Why does the church exist? Why are we a part one? Why are we starting another? These are questions that should be on our mind as we keep each other accountable. Christ came with a mission: serving others to bring the kingdom of God to Earth. I came across the following parable in a homework assignment for my pastoral care class and I think it is especially important to remember its message at this time.

A Crude Lifesaving Station by Theodore Wedel

On a dangerous seacoast where shipwrecks often occur there was once a crude lifesaving station. The building was just a hut, and there was only one boat, but the few devoted members kept a constant watch over the sea, and with no thought for themselves went out day and night tirelessly searching for the lost. Many lives were saved by this wonderful little station, so that it became famous. Some of those who were saved, and various others in the surrounding area, wanted to become associated with the station and give of their time and their money and their effort for the support of its work. New boats were bought and new crews were trained. The little lifesaving station grew.

Now some of the members of the lifesaving station became unhappy, in time, however, because the building was so crude and so poorly equipped. They felt that a more comfortable, suitable place should be provided as the first refuge of those saved from the sea. And so they replaced the emergency cots with beds, and they put better furniture in the now enlarged building, so that now the lifesaving station actually became a popular gathering place for its members. They took great care in decorating it beautifully and furnishing it exquisitely, for they found new uses for it in the context of a sort of club. But fewer members were now interested in going to sea on lifesaving missions, and so they hired lifesaving crews to do this work on their behalf, and in their stead. Now, don’t misunderstand, the lifesaving motif still prevailed in the club’s decoration and symbols – there was a liturgical lifeboat (symbolic rather than fully functional) in the room where the club initiations were held, for example – so the changes did not necessarily mean that the original purposes were totally lost.

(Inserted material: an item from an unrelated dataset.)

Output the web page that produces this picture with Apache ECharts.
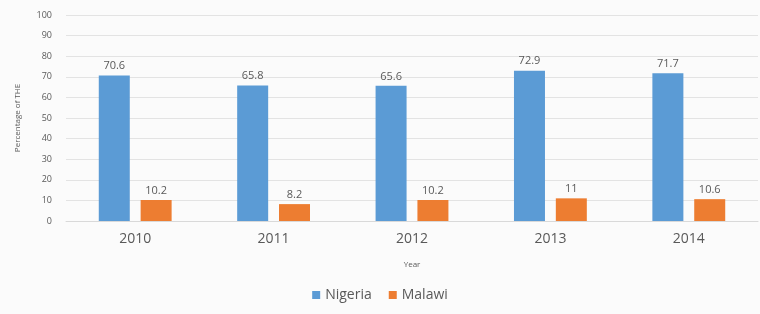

About this time a large ship was wrecked off the coast, and the hired crews brought in boatloads of cold and wet, half-drowned people. They were dirty people and they were sick people, some of them with black skin, some with yellow skin. The beautiful new club, as you might imagine, was thrown into chaos, so that the property committee immediately had a shower house built outside the club where these recent victims of shipwreck could be cleaned up before coming inside the main clubhouse.

At the very next meeting, there was a split in the club membership. Most of the members wanted to stop the club’s lifesaving activities for being so unpleasant, as well as for being a hindrance to the normal social life of the club. Some members insisted upon lifesaving as their primary purpose, pointing out that, indeed, they were still called a lifesaving station. But these few were finally voted down and told that if they wanted to save the lives of all the various kinds of people who were shipwrecked in those waters, they could begin their own lifesaving station down the coast. And so, they did just that.

Now as the years passed, the new station down the coast came to experience the very same changes that had occurred in the older, initial station. It evolved into a club, and yet another lifesaving station had to be founded to restore the original purpose.

Well, history continued to repeat itself, so that if you visit that seacoast today, you will find a great number of exclusive clubs along that shore. Shipwrecks are frequent in those waters, but most of the people drown!”